If one could make the UV source highly efficient perhaps it could be used as a battery with extremely good energy density.


It doesn't produce an electron, it just donates its energy to one of the electrons bound to it. This energy is then used to free the electron from its bounds and any extra energy is used to give the electron some speed. Effectively the same energy is consumed when emitting the photon or releasing the electron. If the thorium is sufficiently ionized (the more electrons you strip from an atom, the harder it gets to strip the next one), the binding energy of the electrons is so high that the energy from the nuclear excited state is not enough to free the electron and the process is completely blocked from happening.


I'm unclear where the extra energy comes from.

When the atom ejects an electron, the hole left behind gets filled by an electron from a neighboring atom.
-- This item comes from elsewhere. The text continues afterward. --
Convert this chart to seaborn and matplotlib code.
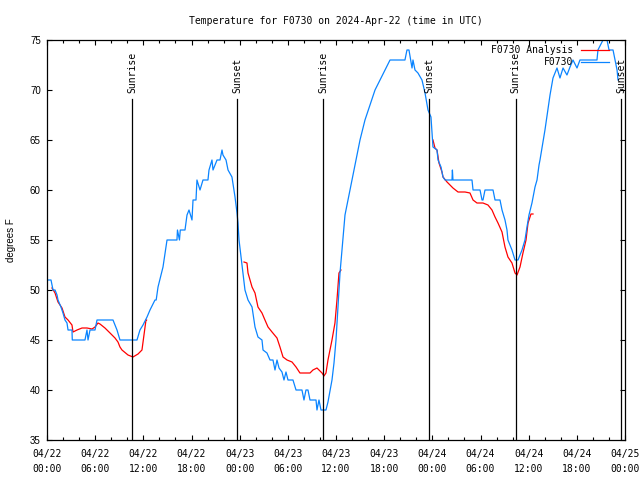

Then the same thing happens to the neighbor -- and so on. This is electrical current flowing. Eventually the loop closes and some hole somewhere in the universe gets filled by the original ejected electron.

The hole in one atom can get filled by an electron from a higher orbital in a neighboring atom. In that case the energy gained will be greater than the energy lost by the original electron ejection. This is the situation where you get a photon (x-ray) with a higher energy (= shorter wavelength) than the original incident photon (ultraviolet).

Of course there's no free lunch. The way this happens is that N thorium atoms eject electrons from some orbital with energy X, the electrons shuffle around, and those N holes get filled by donors from orbitals whose total energy is N*X even though some of the donors are at higher levels and some are at lower levels.

If one could make the UV source highly efficient perhaps it could be used as a battery with extremely good energy density.

Yeah I've been thinking that if we had really tiny VLSI-integrated UV lasers (which we absolutely don't, not even close) that a bunch of these 229Th atoms embedded in a silicon chip would be a device with totally fascinating properties.

We can build waveguides in silicon wafer processes pretty easily but I'm not sure we can do that at UV wavelengths. You could imagine a single, big, off-chip laser whose beam can be steered by waveguides to illuminate any of a few billion 229Th deposits. These could act like the configuration memory bits of an FPGA. They would be "almost nonvolatile" -- you'd have to refresh them every hour or so, instead of several thousand times per second (dram) or never (sram). At such a low refresh rate the steering doesn't need to be particularly fast, and having to share one laser across all the deposits would not be a problem.

Unfortunately 229Th is mildly radioactive, but so are household smoke detectors so hopefully people wouldn't freak out about this.